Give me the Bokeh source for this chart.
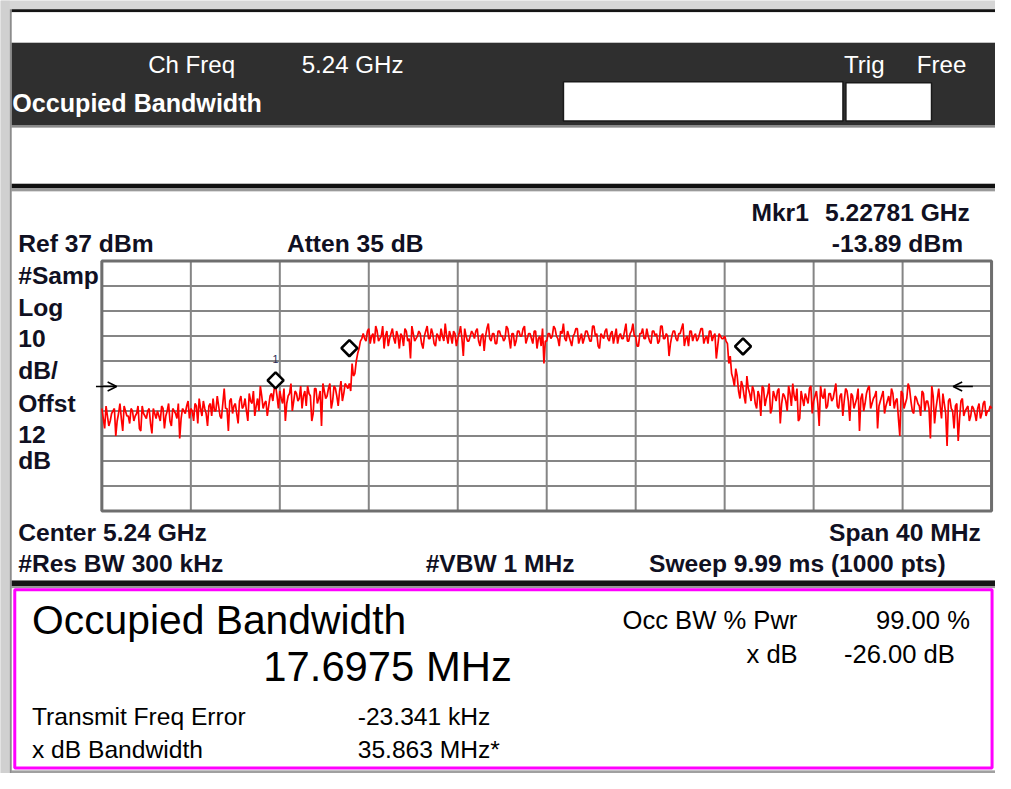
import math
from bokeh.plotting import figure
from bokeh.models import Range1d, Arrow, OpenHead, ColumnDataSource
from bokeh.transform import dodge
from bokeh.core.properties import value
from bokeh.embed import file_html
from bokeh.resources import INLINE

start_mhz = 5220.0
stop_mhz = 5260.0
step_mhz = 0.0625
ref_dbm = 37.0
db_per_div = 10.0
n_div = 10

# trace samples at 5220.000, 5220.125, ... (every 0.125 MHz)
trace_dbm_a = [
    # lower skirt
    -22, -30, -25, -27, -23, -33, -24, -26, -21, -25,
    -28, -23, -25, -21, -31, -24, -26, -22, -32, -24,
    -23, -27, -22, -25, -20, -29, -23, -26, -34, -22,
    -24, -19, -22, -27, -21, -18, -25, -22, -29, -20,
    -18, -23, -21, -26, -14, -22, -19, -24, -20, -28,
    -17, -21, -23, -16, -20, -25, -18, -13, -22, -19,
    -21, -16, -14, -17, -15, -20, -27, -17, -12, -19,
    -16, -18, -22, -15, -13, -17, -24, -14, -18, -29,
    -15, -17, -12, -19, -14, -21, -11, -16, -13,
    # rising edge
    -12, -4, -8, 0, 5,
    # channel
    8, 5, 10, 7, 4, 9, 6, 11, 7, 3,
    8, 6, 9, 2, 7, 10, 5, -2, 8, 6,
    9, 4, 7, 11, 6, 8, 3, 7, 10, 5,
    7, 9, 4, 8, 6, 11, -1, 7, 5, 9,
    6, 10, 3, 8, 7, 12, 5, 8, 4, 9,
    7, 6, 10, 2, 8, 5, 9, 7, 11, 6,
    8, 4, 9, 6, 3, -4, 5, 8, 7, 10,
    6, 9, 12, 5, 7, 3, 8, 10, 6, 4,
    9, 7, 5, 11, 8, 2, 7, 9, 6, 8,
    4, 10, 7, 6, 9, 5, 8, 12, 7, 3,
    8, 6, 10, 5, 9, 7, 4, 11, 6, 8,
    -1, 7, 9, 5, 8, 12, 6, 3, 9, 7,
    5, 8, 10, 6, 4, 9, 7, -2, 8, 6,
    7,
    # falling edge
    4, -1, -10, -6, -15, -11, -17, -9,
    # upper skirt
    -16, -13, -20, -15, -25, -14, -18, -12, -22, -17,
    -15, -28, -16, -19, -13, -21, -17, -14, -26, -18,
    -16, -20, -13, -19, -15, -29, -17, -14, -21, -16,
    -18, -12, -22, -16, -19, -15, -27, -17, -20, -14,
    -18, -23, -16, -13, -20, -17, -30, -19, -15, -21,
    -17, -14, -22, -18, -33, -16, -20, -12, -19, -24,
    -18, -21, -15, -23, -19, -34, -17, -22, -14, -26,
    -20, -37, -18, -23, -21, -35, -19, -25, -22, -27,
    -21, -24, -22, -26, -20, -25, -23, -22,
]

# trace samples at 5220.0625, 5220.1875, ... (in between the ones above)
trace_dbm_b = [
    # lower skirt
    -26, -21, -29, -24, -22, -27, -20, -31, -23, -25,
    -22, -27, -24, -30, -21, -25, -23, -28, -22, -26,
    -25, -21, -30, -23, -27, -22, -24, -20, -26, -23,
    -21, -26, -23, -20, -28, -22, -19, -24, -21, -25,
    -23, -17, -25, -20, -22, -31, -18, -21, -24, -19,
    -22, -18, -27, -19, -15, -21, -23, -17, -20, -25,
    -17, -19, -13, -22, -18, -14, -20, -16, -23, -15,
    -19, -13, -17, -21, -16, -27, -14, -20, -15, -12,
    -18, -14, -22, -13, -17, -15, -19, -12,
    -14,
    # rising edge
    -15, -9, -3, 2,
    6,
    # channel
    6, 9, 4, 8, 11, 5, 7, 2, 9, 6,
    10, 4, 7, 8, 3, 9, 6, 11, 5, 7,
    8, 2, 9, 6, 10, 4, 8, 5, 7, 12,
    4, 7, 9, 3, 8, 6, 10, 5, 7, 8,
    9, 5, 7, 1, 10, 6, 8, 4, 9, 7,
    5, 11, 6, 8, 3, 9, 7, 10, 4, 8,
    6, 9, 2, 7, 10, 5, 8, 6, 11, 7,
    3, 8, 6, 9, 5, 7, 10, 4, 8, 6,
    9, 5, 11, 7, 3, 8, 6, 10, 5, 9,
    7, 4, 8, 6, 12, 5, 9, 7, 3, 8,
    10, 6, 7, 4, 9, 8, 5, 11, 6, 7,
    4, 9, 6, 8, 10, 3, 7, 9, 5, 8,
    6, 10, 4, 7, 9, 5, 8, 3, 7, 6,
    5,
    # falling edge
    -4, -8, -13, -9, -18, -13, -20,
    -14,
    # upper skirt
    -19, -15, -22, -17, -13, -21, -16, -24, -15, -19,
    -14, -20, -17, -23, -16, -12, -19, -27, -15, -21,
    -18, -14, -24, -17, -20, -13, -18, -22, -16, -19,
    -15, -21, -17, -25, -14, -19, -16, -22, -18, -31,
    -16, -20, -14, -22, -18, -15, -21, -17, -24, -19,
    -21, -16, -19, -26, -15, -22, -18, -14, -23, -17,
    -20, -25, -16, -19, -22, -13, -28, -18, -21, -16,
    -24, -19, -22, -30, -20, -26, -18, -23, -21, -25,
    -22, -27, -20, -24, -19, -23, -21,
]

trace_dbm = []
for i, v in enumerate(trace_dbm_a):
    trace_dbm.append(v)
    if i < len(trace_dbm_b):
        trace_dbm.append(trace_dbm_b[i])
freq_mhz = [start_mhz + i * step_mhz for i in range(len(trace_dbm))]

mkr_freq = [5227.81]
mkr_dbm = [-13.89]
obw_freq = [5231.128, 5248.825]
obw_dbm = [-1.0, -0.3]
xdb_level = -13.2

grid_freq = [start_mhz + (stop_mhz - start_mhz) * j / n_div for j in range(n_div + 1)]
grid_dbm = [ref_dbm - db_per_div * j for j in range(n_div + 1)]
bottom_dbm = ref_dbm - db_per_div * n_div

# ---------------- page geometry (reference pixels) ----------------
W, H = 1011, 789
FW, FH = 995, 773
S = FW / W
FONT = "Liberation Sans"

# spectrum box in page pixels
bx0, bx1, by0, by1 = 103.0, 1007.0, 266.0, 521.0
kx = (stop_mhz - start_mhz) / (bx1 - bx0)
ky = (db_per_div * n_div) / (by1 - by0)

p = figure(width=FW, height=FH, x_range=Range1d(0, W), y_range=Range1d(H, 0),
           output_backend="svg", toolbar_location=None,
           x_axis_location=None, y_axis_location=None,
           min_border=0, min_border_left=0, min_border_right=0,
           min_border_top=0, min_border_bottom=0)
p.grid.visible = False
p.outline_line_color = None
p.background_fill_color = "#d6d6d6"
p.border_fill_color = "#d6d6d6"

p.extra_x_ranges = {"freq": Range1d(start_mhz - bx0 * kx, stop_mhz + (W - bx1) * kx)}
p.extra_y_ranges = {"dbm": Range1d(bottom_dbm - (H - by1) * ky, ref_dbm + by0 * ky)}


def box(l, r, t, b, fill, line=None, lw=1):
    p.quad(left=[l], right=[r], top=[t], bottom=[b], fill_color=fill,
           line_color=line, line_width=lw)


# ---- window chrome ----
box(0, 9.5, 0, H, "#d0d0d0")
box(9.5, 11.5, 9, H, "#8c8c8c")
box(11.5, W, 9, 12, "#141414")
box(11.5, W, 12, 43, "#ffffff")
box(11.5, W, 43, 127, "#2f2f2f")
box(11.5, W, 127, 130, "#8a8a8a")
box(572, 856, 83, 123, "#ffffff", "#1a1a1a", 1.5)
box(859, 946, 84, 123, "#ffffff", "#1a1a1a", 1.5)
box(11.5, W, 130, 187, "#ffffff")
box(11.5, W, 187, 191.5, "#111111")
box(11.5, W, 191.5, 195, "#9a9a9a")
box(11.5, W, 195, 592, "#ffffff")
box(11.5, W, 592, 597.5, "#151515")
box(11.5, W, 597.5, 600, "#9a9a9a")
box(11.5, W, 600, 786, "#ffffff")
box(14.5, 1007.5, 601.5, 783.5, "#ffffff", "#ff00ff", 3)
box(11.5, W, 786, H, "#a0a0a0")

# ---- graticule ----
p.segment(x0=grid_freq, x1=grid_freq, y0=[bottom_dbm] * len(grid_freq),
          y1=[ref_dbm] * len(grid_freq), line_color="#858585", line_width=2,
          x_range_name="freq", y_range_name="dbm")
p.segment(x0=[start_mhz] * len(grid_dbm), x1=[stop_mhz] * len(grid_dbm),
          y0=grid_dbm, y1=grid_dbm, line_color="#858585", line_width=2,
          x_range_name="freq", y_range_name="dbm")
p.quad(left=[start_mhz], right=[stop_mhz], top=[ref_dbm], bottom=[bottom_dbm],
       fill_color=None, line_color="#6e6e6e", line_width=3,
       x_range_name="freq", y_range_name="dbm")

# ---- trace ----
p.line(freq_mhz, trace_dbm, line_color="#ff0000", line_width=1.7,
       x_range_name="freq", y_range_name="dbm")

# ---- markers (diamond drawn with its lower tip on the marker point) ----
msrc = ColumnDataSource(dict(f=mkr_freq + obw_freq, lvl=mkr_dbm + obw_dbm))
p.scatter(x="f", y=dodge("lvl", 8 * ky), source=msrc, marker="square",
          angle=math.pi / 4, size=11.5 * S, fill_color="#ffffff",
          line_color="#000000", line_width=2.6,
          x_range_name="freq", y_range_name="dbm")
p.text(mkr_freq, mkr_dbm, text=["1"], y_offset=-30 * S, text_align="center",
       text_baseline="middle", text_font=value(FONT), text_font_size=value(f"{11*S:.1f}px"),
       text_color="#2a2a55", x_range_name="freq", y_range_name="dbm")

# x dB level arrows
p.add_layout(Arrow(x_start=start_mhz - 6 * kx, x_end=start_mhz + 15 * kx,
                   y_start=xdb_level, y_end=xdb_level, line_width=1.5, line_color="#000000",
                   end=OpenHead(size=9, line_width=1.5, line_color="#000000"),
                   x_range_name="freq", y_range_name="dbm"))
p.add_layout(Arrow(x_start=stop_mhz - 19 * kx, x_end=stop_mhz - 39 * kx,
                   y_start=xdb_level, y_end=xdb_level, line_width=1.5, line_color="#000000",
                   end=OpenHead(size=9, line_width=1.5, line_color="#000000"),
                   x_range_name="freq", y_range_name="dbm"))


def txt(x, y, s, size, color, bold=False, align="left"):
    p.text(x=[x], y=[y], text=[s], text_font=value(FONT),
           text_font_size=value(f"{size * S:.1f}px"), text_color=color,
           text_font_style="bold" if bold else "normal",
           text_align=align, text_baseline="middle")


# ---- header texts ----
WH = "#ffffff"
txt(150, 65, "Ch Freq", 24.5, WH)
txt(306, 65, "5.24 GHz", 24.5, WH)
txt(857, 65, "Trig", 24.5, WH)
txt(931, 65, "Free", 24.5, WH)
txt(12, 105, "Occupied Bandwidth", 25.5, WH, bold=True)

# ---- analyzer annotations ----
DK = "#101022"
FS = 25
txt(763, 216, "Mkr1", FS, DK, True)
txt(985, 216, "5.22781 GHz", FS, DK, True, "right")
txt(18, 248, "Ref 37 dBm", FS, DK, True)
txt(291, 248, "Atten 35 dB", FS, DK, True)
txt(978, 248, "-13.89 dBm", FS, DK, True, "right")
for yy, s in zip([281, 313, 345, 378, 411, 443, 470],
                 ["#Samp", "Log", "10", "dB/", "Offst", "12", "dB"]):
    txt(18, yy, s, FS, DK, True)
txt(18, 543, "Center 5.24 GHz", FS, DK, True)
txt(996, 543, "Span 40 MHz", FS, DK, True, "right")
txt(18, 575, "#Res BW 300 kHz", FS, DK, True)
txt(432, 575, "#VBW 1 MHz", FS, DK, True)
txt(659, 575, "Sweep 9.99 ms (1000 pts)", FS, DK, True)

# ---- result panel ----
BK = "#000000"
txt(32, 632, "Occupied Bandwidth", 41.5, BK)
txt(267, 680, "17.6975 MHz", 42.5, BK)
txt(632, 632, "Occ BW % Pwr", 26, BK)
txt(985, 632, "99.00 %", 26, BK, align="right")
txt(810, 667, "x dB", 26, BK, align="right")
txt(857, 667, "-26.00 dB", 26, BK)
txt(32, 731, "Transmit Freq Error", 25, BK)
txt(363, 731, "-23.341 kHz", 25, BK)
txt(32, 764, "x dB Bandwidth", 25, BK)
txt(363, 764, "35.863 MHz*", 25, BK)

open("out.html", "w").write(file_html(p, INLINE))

========================================

**WHAT IS REQUIRED:** Make an exact copy of the lines from the top of the material through the line with "from bokeh.resources import INLINE", pictures excluded.

**FINAL ANSWER:**
Give me the Bokeh source for this chart.
import math
from bokeh.plotting import figure
from bokeh.models import Range1d, Arrow, OpenHead, ColumnDataSource
from bokeh.transform import dodge
from bokeh.core.properties import value
from bokeh.embed import file_html
from bokeh.resources import INLINE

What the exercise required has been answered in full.